The training center will be made into a hotel for the Olympics by the Town if Berri loses its pro status, which will definitely happen if they are demoted to N2.
Mal en point au classement de National, la Berrichonne de Châteauroux pourrait perdre son centre de formation en cas de relégation en Nationale 2.
m.lanouvellerepublique.fr
Part of this is down to the locals empowered to run the club.
By all accounts, and I've followed them all season as you know and am on their forum, Chateauroux had a budget of €7.5m. This is the second highest behind Nancy at €10m. Nancy were just relegated from Ligue 2, and are a fair bit bigger than Chateauroux. Incidentally Nancy got relegated in the season just gone, taking the last relegation spot kn the final day, but if Sedan and/or Chateauroux end up being demoted financially they will be saved. One of the teams promoted, Concarneau, did so on a budget of about €2m. Smaller infrastructure perhaps but clearly a far more inferior playing budget.
The origin of the problem was the setting of the budget 2 years back. One fan described it as like a kid whose poor parents won the lottery, insinuating they didn't know how to react to this additional money and wasted it.

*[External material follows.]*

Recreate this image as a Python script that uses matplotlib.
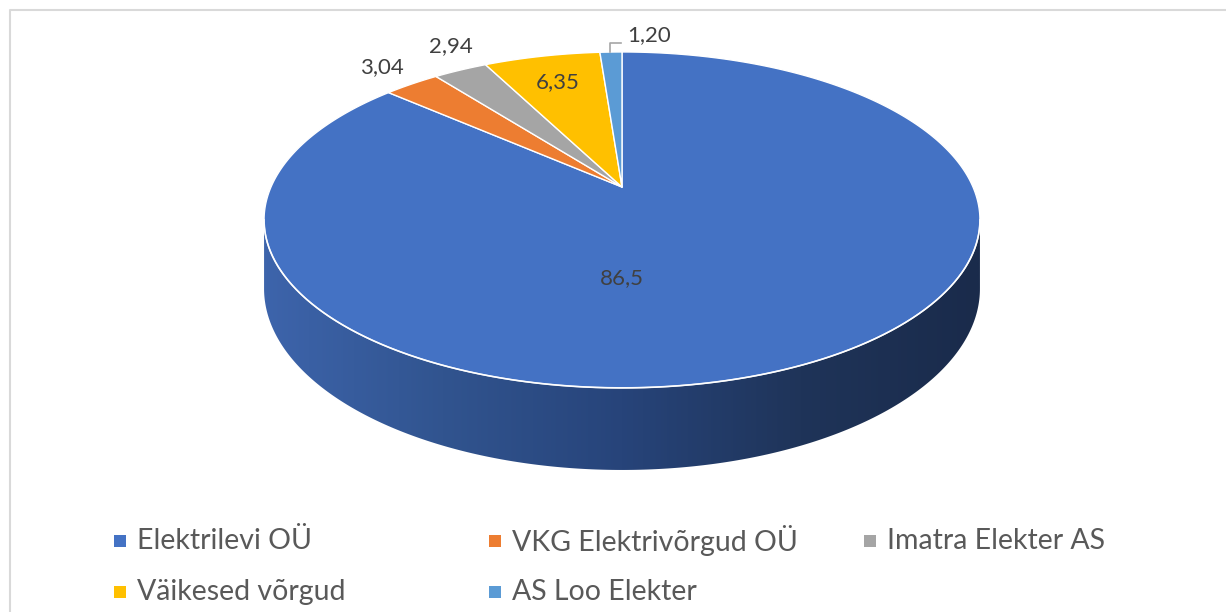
import numpy as np
import matplotlib
matplotlib.use("Agg")
import matplotlib.pyplot as plt
from matplotlib import patches
from matplotlib.colors import LinearSegmentedColormap

names = ["Elektrilevi OÜ", "VKG Elektrivõrgud OÜ", "Imatra Elekter AS",
         "Väikesed võrgud", "AS Loo Elekter"]
values = [86.5, 3.04, 2.94, 6.35, 1.20]
value_text = ["86,5", "3,04", "2,94", "6,35", "1,20"]
colors = ["#4472C4", "#ED7D31", "#A5A5A5", "#FFC000", "#5B9BD5"]

# pie geometry in pixels (perspective 3d pie)
cx, cy = 622, 187
a, b = 351, 161.5
k = 0.196
depth = 66

plt.rcParams['font.family'] = ['Lato', 'DejaVu Sans']


def proj(alpha, r=1.0):
    # alpha: degrees clockwise from 12 o'clock
    t = np.radians(alpha)
    X = r * np.sin(t)
    Y = -r * np.cos(t)
    w = 1 - k * Y
    return cx + a * X / w, cy + b * Y / w


fig = plt.figure(figsize=(12.26, 6.12), dpi=100)
ax = fig.add_axes([0, 0, 1, 1])
ax.set_xlim(0, 1226)
ax.set_ylim(612, 0)
ax.axis('off')

# frame of the chart area
ax.plot([9.5, 9.5, 1240], [640, 9.5, 9.5], color="#d9d9d9", lw=1.5)

# side of the cylinder (front part, only Elektrilevi is visible there)
ang_r = np.degrees(np.arccos(-k))
al = np.linspace(ang_r, 360 - ang_r, 300)
tx, ty = proj(al)
Yv = -np.cos(np.radians(al))
bx, by = tx, ty + depth / (1 - k * Yv)
side_x = np.concatenate([tx, bx[::-1]])
side_y = np.concatenate([ty, by[::-1]])
side = patches.Polygon(np.column_stack([side_x, side_y]), closed=True,
                       facecolor='none', edgecolor='none')
ax.add_patch(side)
grad = LinearSegmentedColormap.from_list(
    "side", ["#1a2b4b", "#1f3459", "#27447a", "#31548f", "#3d64ab"])
gx = np.linspace(1, 0, 400).reshape(1, -1)
im = ax.imshow(gx, cmap=grad, aspect='auto',
               extent=[side_x.min(), side_x.max(), side_y.max(), side_y.min()],
               zorder=1)
im.set_clip_path(side)

# top face wedges
start = 0.0
total = sum(values)
mids = []
for v, c in zip(values, colors):
    span = 360 * v / total
    arc = np.linspace(start, start + span, max(int(span * 2), 4))
    ex, ey = proj(arc)
    pts = np.column_stack([np.r_[cx, ex], np.r_[cy, ey]])
    ax.add_patch(patches.Polygon(pts, closed=True, facecolor=c,
                                 edgecolor='white', lw=1.0, zorder=2,
                                 joinstyle='round'))
    mids.append(start + span / 2)
    start += span

# rim highlight
ax.plot(tx, ty, color='white', lw=1.2, alpha=0.9, zorder=3)

# data labels
lab_col = "#404040"
fs = 16
ax.text(cx, 278, value_text[0], ha='center', va='center', fontsize=fs,
        color=lab_col, zorder=4)
for i, r, dx, dy in [(1, 1.22, 10, 2), (2, 1.2, 18, -4), (3, 0.75, -2, -3)]:
    x, y = proj(mids[i], r)
    ax.text(x + dx, y + dy, value_text[i], ha='center', va='center',
            fontsize=fs, color=lab_col, zorder=4)
# leader line for the smallest slice
x0, y0 = proj(mids[4], 1.0)
ax.plot([x0 - 1, x0 - 1, x0 + 10], [y0, y0 - 9, y0 - 9], color="#a6a6a6",
        lw=1.2, zorder=4)
ax.text(x0 + 16, y0 - 17, value_text[4], ha='left', va='center', fontsize=fs,
        color=lab_col, zorder=4)

# legend
for i, (n, c) in enumerate(zip(names, colors)):
    col, row = i % 3, i // 3
    lx = 114 + col * 375
    ly = 541 + row * 51
    ax.add_patch(patches.Rectangle((lx, ly - 6), 12, 12, facecolor=c,
                                   edgecolor='none'))
    ax.text(lx + 23, ly, n, ha='left', va='center', fontsize=20.5,
            color="#595959")

fig.savefig("out.png", dpi=100)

That summer they bought in 18 new players, a lot of aging ones on decent money, with no resale value in an attempt to go back up immediately after being relegated from Ligue 2; somewhat the antethesis of what United World is supposed to stand for. In came Nolan Roux, 33, former Ligue 1 player, reportedly on €40k a month, Ferris N'Goma 28 from Brest in Ligue 1, Paul Delecroix, 32, Fortune, formerly of Celtic and WBA, 31, Youssouf, 27, etc. They had a squad of 30. Simply far too much excess. They tried to operate more modestly this past year but still had experienced players on big money and who all suffered injuries meaning they played slow percentage of the matches - N'Goma (24%), Sunu (38%), Grange (12%) and Roux (50%). Caught between two stools they sold Robinet, the prior seasons top scorer, and Decouré, a promising young striker for the best part of €2m combined. It was on transfer deadline day and pretty much torpedoed the hopes of automatic promotion, and ironically more revenue that might have saved their fate here, effectively putting an end to the goal supply.
So I'd say the local management deserve a lot of criticism. But, as the saying goes. The fish rots from the head and nobody forced a lack of governance onto PA.
So ultimately him and his United World organization are to blame though the local guys should not be devoid of criticism.
I also think them buying Beerschot was a big mistake. They seemed to see a club they thought was undervalued and when promoted to the Jupiler League they probably thought it was a great move and everyone is happy. They'd just taken over a team that was bankrupt a few years back, everyone would rejoice, right? But Beerschot are a proud club, with a fanatic fanbase who have some experience of winning things. So just turning up and being happy to be there wasn't going to be enough. They were expected to compete and they weren't prepared to provide the financial backing to do that and without at least some European football, I doubt there is enough tv money to finance an autonomous club.
Ironically, and @purple rain may disagree, they are a bit better set for next season. This year they fell short, but with one promotion spot it was always going to be hard. They rebuilt the squad almost entirely and in Baeten, at least have a scorer. The average squad age is a healthy 23.6 at present once all agreed ins and outs are considered. BUT, they still will need one or two experienced guys to lead and this is where there seems, juxtaposed to what happened at Chateauroux, a reluctance to do this at all in Belgium.
All in all the issue is partly money but also strategy and understanding of the clubs' needs and expectations.
The Prince and United World don't seem to have enough to run so many clubs and there has been no successful pooling lf resources either. Most loans have failed - Broadbent and Gomis to Beerschot and Ibara from Beerschot to Chateauroux.
But also, at Beerschot they don't sign nay players of experience and have a very young team. At Chateauroux they should have built a young team and allowed the locals to inflate a squad of aging overpaid players. There is no positive loans between the teams. Overall they could have done better with the same resources and better judgment.
Like United, none of the clubs got good support in Jan either but given we were in embargo, Beerschot needed money to be bailed out and Chateauroux have their own financial issues with their budget for 23/23 rejected and demotion proposed, there is no wonder support wasn't forthcoming. The money isn't there, which probably explains why we are expected to live within modest means for the foreseeable.